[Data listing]
________
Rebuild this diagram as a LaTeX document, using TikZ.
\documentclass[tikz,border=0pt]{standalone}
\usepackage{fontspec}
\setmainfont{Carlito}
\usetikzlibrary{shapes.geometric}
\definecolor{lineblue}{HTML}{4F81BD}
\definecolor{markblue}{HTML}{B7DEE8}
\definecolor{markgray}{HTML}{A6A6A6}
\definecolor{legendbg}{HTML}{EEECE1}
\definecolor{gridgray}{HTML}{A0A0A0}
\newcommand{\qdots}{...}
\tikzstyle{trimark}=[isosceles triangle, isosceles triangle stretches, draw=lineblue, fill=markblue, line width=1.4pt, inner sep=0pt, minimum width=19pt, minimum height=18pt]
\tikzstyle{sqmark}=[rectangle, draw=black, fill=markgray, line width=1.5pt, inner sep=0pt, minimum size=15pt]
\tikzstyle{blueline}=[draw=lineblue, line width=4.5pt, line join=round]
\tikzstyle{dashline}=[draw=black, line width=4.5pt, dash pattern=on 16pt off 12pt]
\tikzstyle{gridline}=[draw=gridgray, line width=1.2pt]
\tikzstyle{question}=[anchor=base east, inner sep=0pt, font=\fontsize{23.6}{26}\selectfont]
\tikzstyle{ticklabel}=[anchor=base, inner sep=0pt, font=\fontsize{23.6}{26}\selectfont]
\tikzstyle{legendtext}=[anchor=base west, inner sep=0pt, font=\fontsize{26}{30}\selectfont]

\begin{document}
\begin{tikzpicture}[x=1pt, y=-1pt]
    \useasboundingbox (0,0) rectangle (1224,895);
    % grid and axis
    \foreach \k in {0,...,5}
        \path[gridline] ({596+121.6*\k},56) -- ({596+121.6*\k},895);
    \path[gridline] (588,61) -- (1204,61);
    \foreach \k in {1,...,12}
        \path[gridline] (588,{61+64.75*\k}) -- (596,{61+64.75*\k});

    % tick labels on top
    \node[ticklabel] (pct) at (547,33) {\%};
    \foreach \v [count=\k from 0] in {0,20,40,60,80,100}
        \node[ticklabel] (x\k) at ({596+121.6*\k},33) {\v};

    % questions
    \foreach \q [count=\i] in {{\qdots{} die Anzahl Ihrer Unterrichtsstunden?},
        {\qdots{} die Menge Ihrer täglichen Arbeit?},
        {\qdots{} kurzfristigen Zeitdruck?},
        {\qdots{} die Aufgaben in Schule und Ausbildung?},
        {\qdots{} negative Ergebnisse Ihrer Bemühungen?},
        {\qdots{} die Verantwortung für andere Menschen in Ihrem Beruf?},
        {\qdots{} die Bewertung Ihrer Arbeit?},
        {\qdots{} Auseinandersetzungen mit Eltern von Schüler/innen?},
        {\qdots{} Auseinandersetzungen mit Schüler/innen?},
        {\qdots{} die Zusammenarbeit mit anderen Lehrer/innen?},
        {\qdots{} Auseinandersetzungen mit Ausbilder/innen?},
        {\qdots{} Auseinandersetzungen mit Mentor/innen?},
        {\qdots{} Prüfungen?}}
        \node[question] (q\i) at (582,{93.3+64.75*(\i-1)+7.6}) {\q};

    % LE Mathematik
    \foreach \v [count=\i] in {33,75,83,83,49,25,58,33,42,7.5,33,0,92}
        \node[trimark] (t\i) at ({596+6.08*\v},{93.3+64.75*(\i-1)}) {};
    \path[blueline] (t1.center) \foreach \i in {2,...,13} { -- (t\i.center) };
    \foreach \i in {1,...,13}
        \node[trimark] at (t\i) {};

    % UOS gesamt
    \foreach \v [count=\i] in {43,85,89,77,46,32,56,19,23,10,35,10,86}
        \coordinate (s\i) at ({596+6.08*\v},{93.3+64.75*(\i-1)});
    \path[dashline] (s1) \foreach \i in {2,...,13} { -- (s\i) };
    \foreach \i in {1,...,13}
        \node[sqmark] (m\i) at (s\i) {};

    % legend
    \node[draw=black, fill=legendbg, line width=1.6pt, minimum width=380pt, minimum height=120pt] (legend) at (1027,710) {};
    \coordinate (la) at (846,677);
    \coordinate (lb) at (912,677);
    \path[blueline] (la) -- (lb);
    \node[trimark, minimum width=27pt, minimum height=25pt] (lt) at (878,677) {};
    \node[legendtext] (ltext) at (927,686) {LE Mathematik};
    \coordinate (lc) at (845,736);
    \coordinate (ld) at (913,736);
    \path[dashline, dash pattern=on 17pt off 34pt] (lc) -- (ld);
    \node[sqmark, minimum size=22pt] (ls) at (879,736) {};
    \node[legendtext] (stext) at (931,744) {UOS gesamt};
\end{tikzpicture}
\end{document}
________
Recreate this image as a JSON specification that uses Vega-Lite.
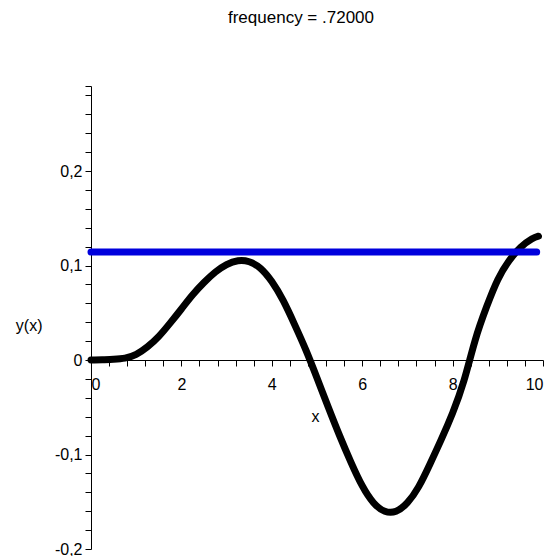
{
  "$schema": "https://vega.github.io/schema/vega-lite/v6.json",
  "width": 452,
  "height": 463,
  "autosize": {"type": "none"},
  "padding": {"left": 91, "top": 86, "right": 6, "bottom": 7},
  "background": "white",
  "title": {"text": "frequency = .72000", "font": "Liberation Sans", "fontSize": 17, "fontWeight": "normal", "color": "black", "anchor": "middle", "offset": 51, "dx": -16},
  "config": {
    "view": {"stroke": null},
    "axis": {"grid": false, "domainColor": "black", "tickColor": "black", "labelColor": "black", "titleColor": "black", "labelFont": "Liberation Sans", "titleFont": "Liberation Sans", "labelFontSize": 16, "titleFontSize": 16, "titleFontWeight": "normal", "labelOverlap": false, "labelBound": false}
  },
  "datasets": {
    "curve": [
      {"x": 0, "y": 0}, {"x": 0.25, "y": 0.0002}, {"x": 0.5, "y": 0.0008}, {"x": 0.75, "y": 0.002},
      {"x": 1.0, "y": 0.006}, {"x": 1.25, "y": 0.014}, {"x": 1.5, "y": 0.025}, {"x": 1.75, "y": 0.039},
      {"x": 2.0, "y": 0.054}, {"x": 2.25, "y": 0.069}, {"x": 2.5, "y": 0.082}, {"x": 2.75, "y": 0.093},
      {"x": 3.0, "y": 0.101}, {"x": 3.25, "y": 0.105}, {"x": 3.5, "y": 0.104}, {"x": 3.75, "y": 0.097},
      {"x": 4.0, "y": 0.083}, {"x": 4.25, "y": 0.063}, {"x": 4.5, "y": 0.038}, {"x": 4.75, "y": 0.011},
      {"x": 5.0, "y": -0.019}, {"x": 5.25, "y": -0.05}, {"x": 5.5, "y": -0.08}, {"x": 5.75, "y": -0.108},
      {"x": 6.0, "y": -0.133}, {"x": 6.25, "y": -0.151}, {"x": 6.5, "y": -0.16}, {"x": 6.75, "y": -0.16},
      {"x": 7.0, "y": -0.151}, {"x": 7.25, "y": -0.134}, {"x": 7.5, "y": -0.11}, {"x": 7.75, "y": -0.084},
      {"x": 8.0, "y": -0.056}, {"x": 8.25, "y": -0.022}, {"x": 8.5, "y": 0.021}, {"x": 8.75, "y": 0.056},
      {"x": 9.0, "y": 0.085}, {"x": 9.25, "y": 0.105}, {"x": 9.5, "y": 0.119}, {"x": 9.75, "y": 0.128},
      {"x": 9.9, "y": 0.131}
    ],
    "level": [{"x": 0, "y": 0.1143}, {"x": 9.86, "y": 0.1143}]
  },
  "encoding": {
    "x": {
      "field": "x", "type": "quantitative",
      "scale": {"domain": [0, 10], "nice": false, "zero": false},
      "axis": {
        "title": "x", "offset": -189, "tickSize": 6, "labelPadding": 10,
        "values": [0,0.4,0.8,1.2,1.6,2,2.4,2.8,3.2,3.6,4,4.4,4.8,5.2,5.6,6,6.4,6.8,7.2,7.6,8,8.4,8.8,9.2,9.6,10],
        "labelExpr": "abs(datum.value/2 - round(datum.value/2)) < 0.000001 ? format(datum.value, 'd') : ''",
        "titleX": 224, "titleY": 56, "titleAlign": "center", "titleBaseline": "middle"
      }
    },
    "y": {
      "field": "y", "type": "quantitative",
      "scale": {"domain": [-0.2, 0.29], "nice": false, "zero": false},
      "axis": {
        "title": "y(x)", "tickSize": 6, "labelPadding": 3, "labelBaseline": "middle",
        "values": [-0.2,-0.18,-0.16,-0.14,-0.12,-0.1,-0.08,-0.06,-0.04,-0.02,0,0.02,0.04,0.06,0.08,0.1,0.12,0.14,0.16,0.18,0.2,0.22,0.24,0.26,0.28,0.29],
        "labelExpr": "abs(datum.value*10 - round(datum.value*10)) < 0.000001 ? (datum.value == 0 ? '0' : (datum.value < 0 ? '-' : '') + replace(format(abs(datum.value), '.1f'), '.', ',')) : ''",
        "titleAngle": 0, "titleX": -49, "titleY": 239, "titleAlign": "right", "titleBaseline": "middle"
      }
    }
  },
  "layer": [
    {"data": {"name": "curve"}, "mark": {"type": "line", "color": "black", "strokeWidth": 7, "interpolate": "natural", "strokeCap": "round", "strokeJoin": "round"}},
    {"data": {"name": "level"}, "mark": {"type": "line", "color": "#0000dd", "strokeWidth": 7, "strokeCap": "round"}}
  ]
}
________
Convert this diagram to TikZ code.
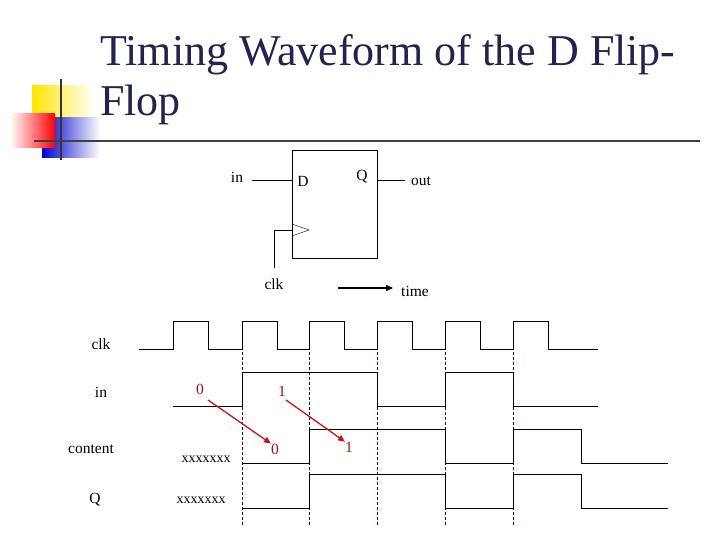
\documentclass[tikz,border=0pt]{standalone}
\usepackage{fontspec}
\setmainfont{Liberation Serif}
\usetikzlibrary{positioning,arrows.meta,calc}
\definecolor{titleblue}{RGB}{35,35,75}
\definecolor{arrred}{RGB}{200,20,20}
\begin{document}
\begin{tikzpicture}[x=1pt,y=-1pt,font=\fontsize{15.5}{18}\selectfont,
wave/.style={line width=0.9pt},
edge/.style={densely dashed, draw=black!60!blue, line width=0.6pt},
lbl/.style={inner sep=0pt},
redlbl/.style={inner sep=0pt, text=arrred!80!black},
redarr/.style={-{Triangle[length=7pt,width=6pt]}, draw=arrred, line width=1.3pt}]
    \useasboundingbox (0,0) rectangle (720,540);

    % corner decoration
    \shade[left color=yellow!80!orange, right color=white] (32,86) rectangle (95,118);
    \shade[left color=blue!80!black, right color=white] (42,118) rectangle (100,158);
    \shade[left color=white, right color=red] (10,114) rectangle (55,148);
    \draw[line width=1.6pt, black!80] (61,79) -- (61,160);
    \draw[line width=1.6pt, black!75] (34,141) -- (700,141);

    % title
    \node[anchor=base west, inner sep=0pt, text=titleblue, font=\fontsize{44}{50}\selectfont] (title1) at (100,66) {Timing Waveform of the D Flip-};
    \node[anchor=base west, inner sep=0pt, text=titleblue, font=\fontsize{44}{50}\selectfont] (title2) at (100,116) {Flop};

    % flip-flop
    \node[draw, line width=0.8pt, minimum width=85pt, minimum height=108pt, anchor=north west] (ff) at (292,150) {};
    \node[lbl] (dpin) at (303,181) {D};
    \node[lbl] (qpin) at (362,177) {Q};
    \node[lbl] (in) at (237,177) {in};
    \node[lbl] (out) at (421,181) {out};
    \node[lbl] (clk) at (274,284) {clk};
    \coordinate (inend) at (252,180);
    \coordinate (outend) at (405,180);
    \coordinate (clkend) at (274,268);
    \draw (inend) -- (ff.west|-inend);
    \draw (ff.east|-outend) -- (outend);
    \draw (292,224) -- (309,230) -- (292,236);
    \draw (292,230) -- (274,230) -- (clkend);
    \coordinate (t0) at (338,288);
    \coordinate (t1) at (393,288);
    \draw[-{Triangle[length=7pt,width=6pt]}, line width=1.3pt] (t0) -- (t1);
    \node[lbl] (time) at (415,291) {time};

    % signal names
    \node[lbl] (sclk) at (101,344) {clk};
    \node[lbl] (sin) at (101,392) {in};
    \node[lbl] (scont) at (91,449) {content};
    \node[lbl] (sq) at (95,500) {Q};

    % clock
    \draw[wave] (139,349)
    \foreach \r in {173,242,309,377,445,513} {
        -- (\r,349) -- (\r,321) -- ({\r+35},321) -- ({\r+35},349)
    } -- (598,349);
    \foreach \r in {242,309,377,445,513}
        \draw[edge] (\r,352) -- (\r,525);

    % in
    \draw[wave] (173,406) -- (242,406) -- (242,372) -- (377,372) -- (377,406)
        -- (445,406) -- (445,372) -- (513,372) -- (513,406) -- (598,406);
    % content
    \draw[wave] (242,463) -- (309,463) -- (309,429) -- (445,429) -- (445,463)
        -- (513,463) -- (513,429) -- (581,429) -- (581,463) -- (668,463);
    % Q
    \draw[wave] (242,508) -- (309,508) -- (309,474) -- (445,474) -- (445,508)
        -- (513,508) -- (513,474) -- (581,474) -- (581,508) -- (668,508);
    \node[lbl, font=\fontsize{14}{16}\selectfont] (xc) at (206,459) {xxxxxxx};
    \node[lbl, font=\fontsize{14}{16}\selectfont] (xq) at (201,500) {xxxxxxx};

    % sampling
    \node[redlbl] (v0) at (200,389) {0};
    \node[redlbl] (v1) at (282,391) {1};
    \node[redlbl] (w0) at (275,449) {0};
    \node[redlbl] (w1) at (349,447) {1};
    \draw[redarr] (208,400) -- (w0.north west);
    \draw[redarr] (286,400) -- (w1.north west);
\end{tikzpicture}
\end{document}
________
--- DIRECTIONS ---
Out of the records above, set down only the lines from the one that contains "Convert this diagram to TikZ code." through the one that contains "(title2) at (100,116)", unchanged and without the pictures.

--- REPLY TO THE TASK ---
Convert this diagram to TikZ code.
\documentclass[tikz,border=0pt]{standalone}
\usepackage{fontspec}
\setmainfont{Liberation Serif}
\usetikzlibrary{positioning,arrows.meta,calc}
\definecolor{titleblue}{RGB}{35,35,75}
\definecolor{arrred}{RGB}{200,20,20}
\begin{document}
\begin{tikzpicture}[x=1pt,y=-1pt,font=\fontsize{15.5}{18}\selectfont,
wave/.style={line width=0.9pt},
edge/.style={densely dashed, draw=black!60!blue, line width=0.6pt},
lbl/.style={inner sep=0pt},
redlbl/.style={inner sep=0pt, text=arrred!80!black},
redarr/.style={-{Triangle[length=7pt,width=6pt]}, draw=arrred, line width=1.3pt}]
    \useasboundingbox (0,0) rectangle (720,540);

    % corner decoration
    \shade[left color=yellow!80!orange, right color=white] (32,86) rectangle (95,118);
    \shade[left color=blue!80!black, right color=white] (42,118) rectangle (100,158);
    \shade[left color=white, right color=red] (10,114) rectangle (55,148);
    \draw[line width=1.6pt, black!80] (61,79) -- (61,160);
    \draw[line width=1.6pt, black!75] (34,141) -- (700,141);

    % title
    \node[anchor=base west, inner sep=0pt, text=titleblue, font=\fontsize{44}{50}\selectfont] (title1) at (100,66) {Timing Waveform of the D Flip-};
    \node[anchor=base west, inner sep=0pt, text=titleblue, font=\fontsize{44}{50}\selectfont] (title2) at (100,116) {Flop};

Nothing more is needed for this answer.